* [WHAT TO WORK ON] Print word for word the first line of the listing below and every line after it, through the line with "y_ticks = list(range(0, 101, 10))". Leave out the pictures and the rest.

*** SOURCE EXCERPT ***

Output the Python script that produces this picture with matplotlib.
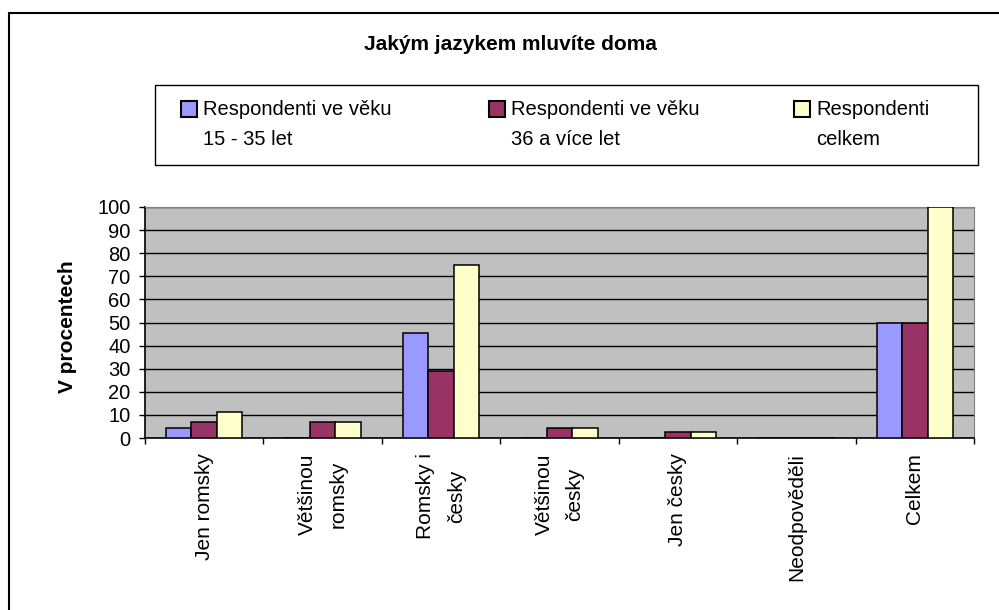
import numpy as np
import matplotlib.pyplot as plt
from matplotlib.patches import Rectangle

plt.rcParams['font.family'] = ['Liberation Sans', 'DejaVu Sans']

# Data
kategorie = ["Jen romsky", "Většinou\nromsky", "Romsky i\nčesky", "Většinou\nčesky",
             "Jen česky", "Neodpověděli", "Celkem"]
mladi = [4.3, 0, 45.5, 0, 0, 0, 50]
starsi = [7.0, 7.0, 29.0, 4.3, 2.7, 0, 50]
celkem = [11.3, 7.0, 75.0, 4.3, 2.7, 0, 100]
serie = ["Respondenti ve věku\n15 - 35 let", "Respondenti ve věku\n36 a více let",
         "Respondenti\ncelkem"]
barvy = ["#9999FF", "#993366", "#FFFFCC"]
y_ticks = list(range(0, 101, 10))

W, H = 999, 610
fig = plt.figure(figsize=(W / 100, H / 100), dpi=100)

def fx(px):
    return px / W

def fy(py):
    return 1 - py / H

# outer chart frame (runs off the bottom/right edge)
fig.patches.append(Rectangle((fx(9), fy(640)), fx(1050), fy(13) - fy(640),
                             transform=fig.transFigure, fill=False,
                             edgecolor='black', linewidth=1.5, clip_on=False))

ax = fig.add_axes([fx(145), fy(438), fx(974) - fx(145), fy(207) - fy(438)])
ax.set_facecolor('#C0C0C0')

x = np.arange(len(kategorie))
w = 0.215
for i, (vals, c) in enumerate(zip([mladi, starsi, celkem], barvy)):
    ax.bar(x + (i - 1) * w, vals, w, color=c, edgecolor='black', linewidth=1.1, zorder=3)

ax.set_xlim(-0.5, len(kategorie) - 0.5)
ax.set_ylim(0, 100)
ax.set_yticks(y_ticks)
ax.set_yticklabels([str(t) for t in y_ticks], fontsize=14.5)
ax.yaxis.grid(True, color='black', linewidth=1.0, zorder=1)
ax.set_axisbelow(True)

ax.set_xticks(x)
ax.set_xticklabels(kategorie, rotation=90, fontsize=15, va='top', ha='center',
                   multialignment='center', linespacing=1.75)
ax.tick_params(axis='x', length=0, pad=11)
ax.set_xticks(np.arange(len(kategorie) + 1) - 0.5, minor=True)
ax.tick_params(axis='x', which='minor', length=4, width=1, direction='out')
ax.tick_params(axis='y', length=4, width=1, direction='out', pad=6.5)

for s in ['top', 'right']:
    ax.spines[s].set_color('#808080')
for s in ['left', 'bottom']:
    ax.spines[s].set_color('black')
    ax.spines[s].set_linewidth(1.2)

ax.set_ylabel('V procentech', fontsize=15, fontweight='bold')
ax.yaxis.set_label_coords(0, 0.5)
ax.yaxis.label.set_transform(fig.transFigure)
ax.yaxis.label.set_position((fx(77), fy(327)))

fig.text(fx(510), fy(44), 'Jakým jazykem mluvíte doma', fontsize=15,
         fontweight='bold', ha='center', va='center')

# legend
fig.patches.append(Rectangle((fx(155), fy(165)), fx(978) - fx(155), fy(85) - fy(165),
                             transform=fig.transFigure, facecolor='white',
                             edgecolor='black', linewidth=1.0))
leg_x = [181, 489, 794]
for lx, nazev, c in zip(leg_x, serie, barvy):
    fig.patches.append(Rectangle((fx(lx), fy(117)), fx(16), fy(101) - fy(117),
                                 transform=fig.transFigure, facecolor=c,
                                 edgecolor='black', linewidth=1.5))
    radky = nazev.split('\n')
    fig.text(fx(lx + 22), fy(115), radky[0], fontsize=14.5, va='baseline', ha='left')
    fig.text(fx(lx + 22), fy(145), radky[1], fontsize=14.5, va='baseline', ha='left')

fig.savefig('out.png', dpi=100)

***

* [TASK SOLUTION]
Output the Python script that produces this picture with matplotlib.
import numpy as np
import matplotlib.pyplot as plt
from matplotlib.patches import Rectangle

plt.rcParams['font.family'] = ['Liberation Sans', 'DejaVu Sans']

# Data
kategorie = ["Jen romsky", "Většinou\nromsky", "Romsky i\nčesky", "Většinou\nčesky",
             "Jen česky", "Neodpověděli", "Celkem"]
mladi = [4.3, 0, 45.5, 0, 0, 0, 50]
starsi = [7.0, 7.0, 29.0, 4.3, 2.7, 0, 50]
celkem = [11.3, 7.0, 75.0, 4.3, 2.7, 0, 100]
serie = ["Respondenti ve věku\n15 - 35 let", "Respondenti ve věku\n36 a více let",
         "Respondenti\ncelkem"]
barvy = ["#9999FF", "#993366", "#FFFFCC"]
y_ticks = list(range(0, 101, 10))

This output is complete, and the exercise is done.